- The paper introduces M-VAR, decoupling intra-scale and inter-scale modeling to balance computational efficiency and high-fidelity image generation.
- It combines bidirectional self-attention for local interactions with a linear-complexity Mamba mechanism for capturing long-range dependencies.
- The model achieves an ImageNet FID score of 1.78 at 256×256 resolution, outperforming previous autoregressive and diffusion-based approaches with fewer parameters.
Decoupled Scale-wise Autoregressive Modeling for High-Quality Image Generation
The paper “M-VAR: Decoupled Scale-Wise Autoregressive Modeling for High-Quality Image Generation” presents an advancement in autoregressive models, specifically tailored for image generation. The authors introduce M-VAR, a new framework that decouples the computation of intra-scale and inter-scale modeling components in autoregressive image models to enhance efficiency and performance.
The crux of the authors' approach is to leverage the traditional strengths of autoregressive models, such as the ability to model intricate spatial dependencies within images, while addressing the computational inefficiencies associated with modeling across multiple scales. Existing autoregressive frameworks like VAR treat the generation process as a sequence of next-scale predictions, which necessitates both intra-scale modeling (capturing local spatial dependencies) and inter-scale modeling (capturing global relationships across scales). However, the authors observe that intra-scale modeling dominates attention but incurs less computational cost compared to inter-scale modeling, which, although crucial, contributes significantly less to the attention distribution and yet demands high computational resources.
By introducing a decoupled computation structure, M-VAR retains traditional bidirectional self-attention for intra-scale interactions and employs a linear-complexity mechanism, Mamba, for inter-scale dependencies. This dual mechanism addresses the inefficiencies identified in the VAR model and strikes a balance between computational cost and modeling fidelity.
Experimental Results and Implications
The authors provide substantial empirical evidence supporting the efficacy of M-VAR. The model achieves a superior Frechet Inception Distance (FID) score of 1.78 on ImageNet at 256×256 resolution, outperforming the previous state-of-the-art autoregressive models, including VAR and LlamaGen, as well as outperforming well-known diffusion models like LDM and DiT. Importantly, M-VAR achieves these results with improved computation efficiency, offering faster inference speeds with fewer parameters than rival models.
The implications of this research are significant for both theoretical development and practical application. The refinement of autoregressive modeling methods to achieve efficient high-fidelity image generation may influence future architectures in computer vision, particularly in domains that prioritize both efficiency and quality. Additionally, the integration of the Mamba mechanism for inter-scale modeling showcases potential advancements in handling long-range dependencies in sequential data, with potential applications beyond image generation.
Future Directions
While M-VAR represents a considerable advancement, further research could explore adapting the model for various generative tasks beyond image synthesis, such as video or 3D content generation. Analyzing the applicability of decoupled scale-wise modeling in these complex domains might unlock new possibilities in generative models’ scalability and effectiveness.

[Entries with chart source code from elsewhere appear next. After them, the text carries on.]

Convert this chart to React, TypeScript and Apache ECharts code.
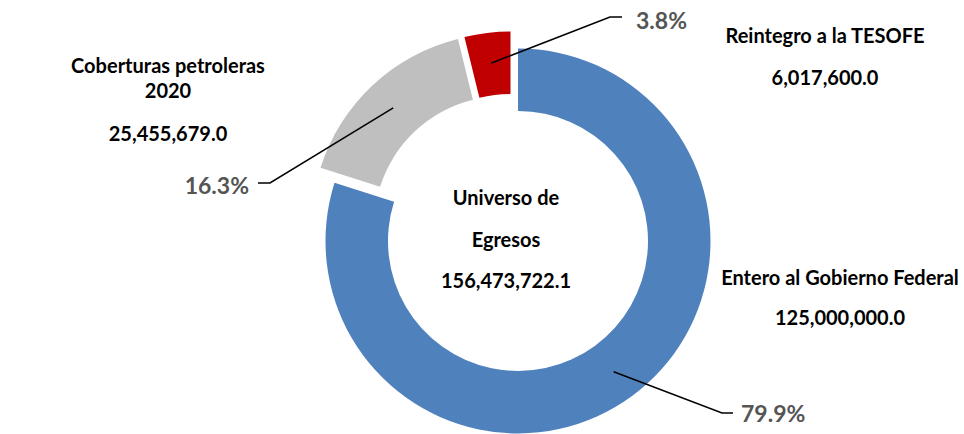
import React, { useEffect, useRef } from 'react';
import * as echarts from 'echarts';

// ---- data ----
const categories = ['Entero al Gobierno Federal', 'Coberturas petroleras 2020', 'Reintegro a la TESOFE'];
const values = [125000000.0, 25455679.0, 6017600.0];
const amountLabels = ['125,000,000.0', '25,455,679.0', '6,017,600.0'];
const centerTitle = ['Universo de', 'Egresos'];
const totalLabel = '156,473,722.1';

// ---- style / layout ----
const colors = ['#4F81BD', '#BFBFBF', '#C00000'];
const CX = 518;
const CY = 241;
const R_IN = 130;
const R_OUT = 192.5;
const R_MID = 162;
const sliceShift = [[0, 0], [-14, -15], [-7.5, -17]];
const elbows = [[722, 413], [270, 183], [610, 17]];
const lineEnds = [[733, 413], [258, 183], [622, 17]];
const pctAnchor: [number, number, string][] = [[741, 413, 'left'], [249, 185, 'right'], [636, 20, 'left']];

const FONT = 'Lato, "Open Sans", sans-serif';

const textBlocks = [
  { text: 'Coberturas petroleras', x: 168, y: 65 },
  { text: '2020', x: 168, y: 90 },
  { text: amountLabels[1], x: 168, y: 133 },
  { text: 'Reintegro a la TESOFE', x: 825, y: 35 },
  { text: amountLabels[2], x: 825, y: 77 },
  { text: 'Entero al Gobierno Federal', x: 840, y: 277 },
  { text: amountLabels[0], x: 840, y: 317 },
  { text: centerTitle[0], x: 506, y: 197 },
  { text: centerTitle[1], x: 506, y: 239 },
  { text: totalLabel, x: 506, y: 280 },
];

export default function App() {
  const ref = useRef<HTMLDivElement>(null);
  useEffect(() => {
    if (!ref.current) return;
    const chart = echarts.init(ref.current, null, { renderer: 'svg' });
    const total = values.reduce((a, b) => a + b, 0);
    const midAngles: number[] = [];
    let cum = 0;
    values.forEach((v) => {
      midAngles.push(((cum + v / 2) / total) * Math.PI * 2);
      cum += v;
    });

    const base = {
      type: 'pie',
      radius: [R_IN, R_OUT],
      startAngle: 90,
      clockwise: true,
      silent: true,
      percentPrecision: 1,
      avoidLabelOverlap: false,
      itemStyle: { borderWidth: 0 },
      emphasis: { disabled: true },
    };

    // one series per slice so each slice can be pulled out by its own offset
    const sliceSeries = values.map((_, i) => ({
      ...base,
      z: 2,
      center: [CX + sliceShift[i][0], CY + sliceShift[i][1]],
      label: { show: false },
      labelLine: { show: false },
      data: values.map((v, j) => ({
        value: v,
        name: categories[j],
        itemStyle: { color: j === i ? colors[j] : 'rgba(0,0,0,0)', borderWidth: 0 },
      })),
    }));

    // transparent series on top that carries the percentage labels and leader lines
    const labelSeries = {
      ...base,
      z: 5,
      center: [CX, CY],
      label: {
        show: true,
        position: 'outside',
        formatter: '{d}%',
        color: '#555555',
        fontFamily: FONT,
        fontWeight: 'bold',
        fontSize: 23,
      },
      labelLine: { show: true, length: 20, length2: 10, lineStyle: { color: '#000', width: 1.5 } },
      data: values.map((v, j) => ({
        value: v,
        name: categories[j],
        itemStyle: { color: 'rgba(0,0,0,0)', borderWidth: 0 },
      })),
      labelLayout: (p: any) => {
        const i = p.dataIndex;
        const a = midAngles[i];
        const sx = CX + sliceShift[i][0] + R_MID * Math.sin(a);
        const sy = CY + sliceShift[i][1] - R_MID * Math.cos(a);
        return {
          x: pctAnchor[i][0],
          y: pctAnchor[i][1],
          align: pctAnchor[i][2],
          verticalAlign: 'middle',
          labelLinePoints: [[sx, sy], elbows[i], lineEnds[i]],
        };
      },
    };

    chart.setOption({
      animation: false,
      backgroundColor: '#fff',
      series: [...sliceSeries, labelSeries],
      graphic: {
        elements: textBlocks.map((t) => ({
          type: 'text',
          x: t.x,
          y: t.y,
          silent: true,
          style: {
            text: t.text,
            fill: '#000',
            fontFamily: FONT,
            fontWeight: 'bold',
            fontSize: 20,
            align: 'center',
            verticalAlign: 'middle',
            textAlign: 'center',
            textVerticalAlign: 'middle',
          },
        })),
      },
    } as any);
    return () => chart.dispose();
  }, []);
  return (
    <div
      ref={ref}
      style={{ position: 'absolute', left: 0, top: 0, width: 964, height: 434 }}
    />
  );
}
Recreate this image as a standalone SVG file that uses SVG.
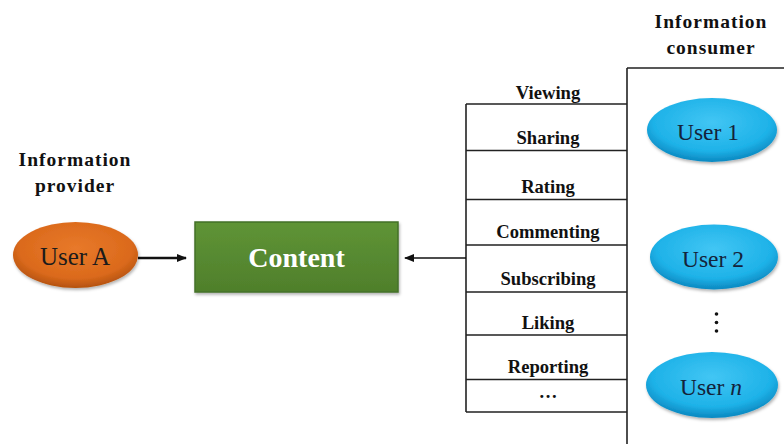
<svg xmlns="http://www.w3.org/2000/svg" width="784" height="444" viewBox="0 0 784 444">
  <style>
    .hdr { font-family: "Liberation Serif", "Times New Roman", serif; font-weight: bold; font-size: 19.5px; letter-spacing: 1px; fill: #111; text-anchor: middle; }
    .act { font-family: "Liberation Serif", "Times New Roman", serif; font-weight: bold; font-size: 18.6px; fill: #111; text-anchor: middle; }
    .usr { font-family: "Liberation Serif", "Times New Roman", serif; font-size: 25px; fill: #1b1b1b; text-anchor: middle; }
    .usrb { font-family: "Liberation Serif", "Times New Roman", serif; font-size: 23.5px; fill: #14233a; text-anchor: middle; }
    .rule { stroke: #222; stroke-width: 1.6; fill: none; }
    .conn { stroke: #111; fill: none; }
  </style>
  <defs>
    <radialGradient id="orangeFill" cx="50%" cy="40%" r="60%">
      <stop offset="0%" stop-color="#e8792a"/>
      <stop offset="75%" stop-color="#db6a1c"/>
      <stop offset="100%" stop-color="#b4520f"/>
    </radialGradient>
    <radialGradient id="blueFill" cx="50%" cy="38%" r="60%">
      <stop offset="0%" stop-color="#42c6f4"/>
      <stop offset="75%" stop-color="#1eb2e8"/>
      <stop offset="100%" stop-color="#0d8cc4"/>
    </radialGradient>
    <linearGradient id="greenFill" x1="0" y1="0" x2="0" y2="1">
      <stop offset="0%" stop-color="#5f9436"/>
      <stop offset="100%" stop-color="#4f7f2b"/>
    </linearGradient>
    <filter id="soft" x="-20%" y="-20%" width="140%" height="150%">
      <feDropShadow dx="1" dy="2" stdDeviation="1.6" flood-color="#000" flood-opacity="0.3"/>
    </filter>
    <marker id="head" viewBox="0 0 10 10" refX="9" refY="5" markerWidth="10" markerHeight="10" markerUnits="userSpaceOnUse" orient="auto">
      <path d="M0,1 L10,5 L0,9 Z" fill="#111"/>
    </marker>
  </defs>

  <!-- column headers -->
  <text class="hdr" x="75" y="166">Information</text>
  <text class="hdr" x="75" y="192">provider</text>
  <text class="hdr" x="711" y="28">Information</text>
  <text class="hdr" x="711" y="54">consumer</text>

  <!-- interaction table -->
  <g id="actions">
    <path class="rule" d="M627,68 H784 M627,68 V444"/>
    <path class="rule" d="M466,104 V412"/>
    <path class="rule" d="M466,104 H627 M466,150.5 H627 M466,199.5 H627 M466,245 H627 M466,292 H627 M466,335 H627 M466,379.5 H627 M466,412 H627"/>
    <text class="act" x="548" y="99">Viewing</text>
    <text class="act" x="548" y="144">Sharing</text>
    <text class="act" x="548" y="193">Rating</text>
    <text class="act" x="548" y="238">Commenting</text>
    <text class="act" x="548" y="285">Subscribing</text>
    <text class="act" x="548" y="329">Liking</text>
    <text class="act" x="548" y="373">Reporting</text>
    <text class="act" x="548" y="398">…</text>
  </g>

  <!-- connectors -->
  <g id="connectors">
    <line class="conn" stroke-width="2.6" x1="138" y1="258" x2="186" y2="258" marker-end="url(#head)"/>
    <line class="conn" stroke-width="1.6" x1="466" y1="258" x2="405" y2="258" marker-end="url(#head)"/>
  </g>

  <g id="userA">
    <ellipse cx="75.5" cy="255" rx="62.5" ry="33" fill="url(#orangeFill)" filter="url(#soft)"/>
    <text class="usr" x="75" y="265">User A</text>
  </g>

  <g id="content">
    <rect x="195" y="222" width="203" height="70" fill="url(#greenFill)" stroke="#44702a" stroke-width="1.5" filter="url(#soft)"/>
    <text x="296.5" y="267" font-family="Liberation Serif, Times New Roman, serif" font-weight="bold" font-size="28px" fill="#fff" text-anchor="middle">Content</text>
  </g>

  <g id="user1">
    <ellipse cx="712" cy="130" rx="65" ry="32" fill="url(#blueFill)" filter="url(#soft)"/>
    <text class="usrb" x="708" y="140">User 1</text>
  </g>

  <g id="user2">
    <ellipse cx="714" cy="257" rx="64" ry="32.5" fill="url(#blueFill)" filter="url(#soft)"/>
    <text class="usrb" x="713" y="267">User 2</text>
  </g>

  <g id="more-users">
    <circle cx="716.5" cy="314" r="1.8" fill="#111"/>
    <circle cx="716.5" cy="322.5" r="1.8" fill="#111"/>
    <circle cx="716.5" cy="331" r="1.8" fill="#111"/>
  </g>

  <g id="userN">
    <ellipse cx="712" cy="385" rx="66" ry="33" fill="url(#blueFill)" filter="url(#soft)"/>
    <text class="usrb" x="711" y="395">User <tspan font-style="italic">n</tspan></text>
  </g>
</svg>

In sum, this paper not only proposes a more efficient framework for autoregressive image generation but also contributes to the ongoing discourse on optimizing neural architectures for improved performance across scales. The results highlight the potential of coupling advanced sequence modeling techniques like Mamba with traditional neural architectures to achieve state-of-the-art outcomes in high-quality image generation.